Open sejonssonr opened 4 months ago
I've encountered the same issue on my devices.
Hi @sejonssonr , sorry for the late answer, I started investigating this. I looked at the logs you attached. I see the periodic certificate renewal and a bunch of errors about not able to connect to iot hub. I assume that is expected and caused by being offline. I also see a module connecting (roger-test-240424/dispatcher), although the related upstream connection fails - again, I assume this is expected as the upstream network connection was somehow disabled for this test.

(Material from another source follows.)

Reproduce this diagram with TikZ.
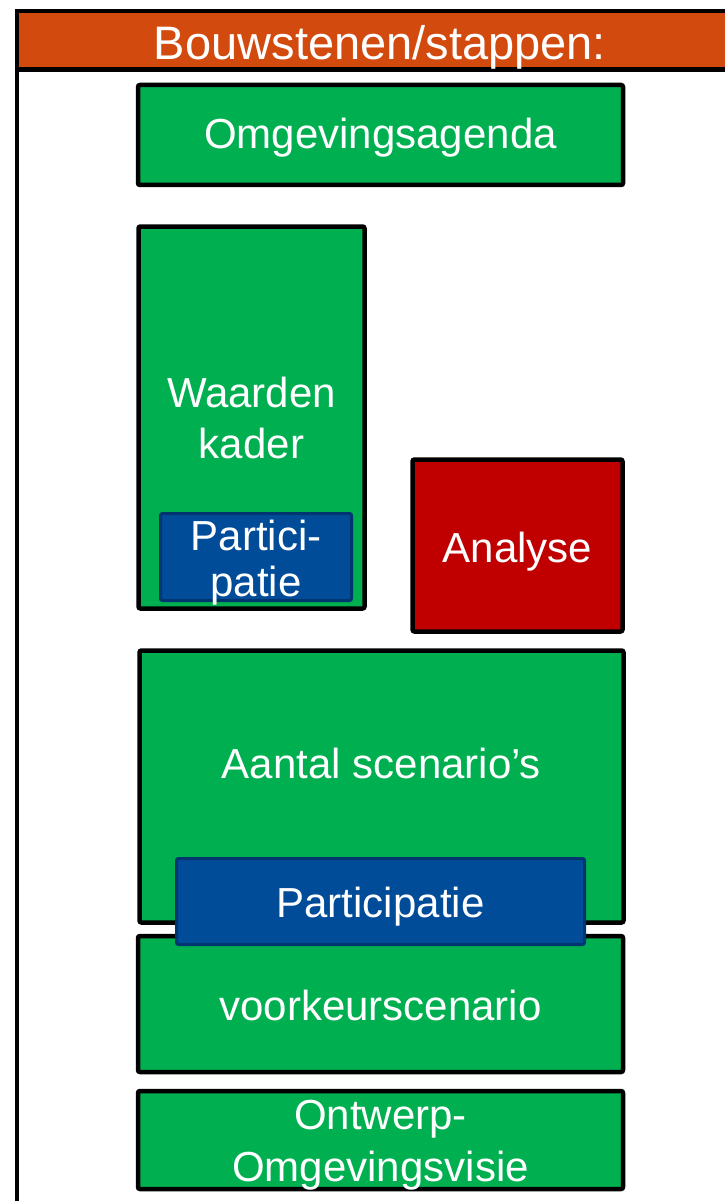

The part I am not sure if understand is that the error description is "the edgeHub is stopped and fails to start again ". However, in the logs I see edgeHub restarting every few minutes and based on the logs, it accepts incoming connections.
I don't see this part from the log, but the expected behavior is that if that "dispatcher" module sends messages, once EdgeHub gets online again, those will be forwarded. Based on your description "This causes both data loss and complete failure of downstream devices to run configured modules." - this is what does not happen?
To repeat I want to clarify:
@vipeller Sorry for a late reply. I'm a @sejonssonr colleague. I'll answer point by point:
- the problem is that edgeHub does not restart - but the attached logs show it restarting (and accept connections, at least from that single module "dispatcher"
You can see that edgeHub logs stops at 12:08:51, after one last attempt to start without connectivity.
You can also see in the edgeAgent logs, it stop trying to restart the edgeHub module at 12:10:14, after this error:
Error getting edge agent twin from IoTHub
From 12:08:51 on, the edgeHub remained stopped.
- the problem is that messages sent during the offline session get lost
- some other problem I missed (e.g. there are multiple modules and those cannot connect)
Messages get lost when edgeHub is down, of course, but the other important issue is that all IoTEdge downstream devices (nested child device) fail to start when the edgeHub on the parent device is down. We expect from a child device to be able to start the IoTEdge services even when the edgeHub on the parent device is not available.
It looks like, in this case, the Identity Service on child devices fails indefinitely. It's stuck on a restart loop.
This is from a child device in the same situation:
We restored the system by manually restarting edgeHub on the parent once the connectivity has been restored. This made identity service on all child devices start again.
Hi, is there any news on this?
@vipeller any update on this one ?
Any updates?
Hey folks we are looking into prioritizing a fix. Currently we think it might be on SDK side. The hypothesis is that when edgeAgent is offline, then it makes a call (into the SDK) that get stuck (never returns), and because of that it stops restarting stopped modules. And because edgeHub stops to renew its cert, it stays stopped. But we still need to find some bandwidth on the team to get an isolated repro. Will update soon.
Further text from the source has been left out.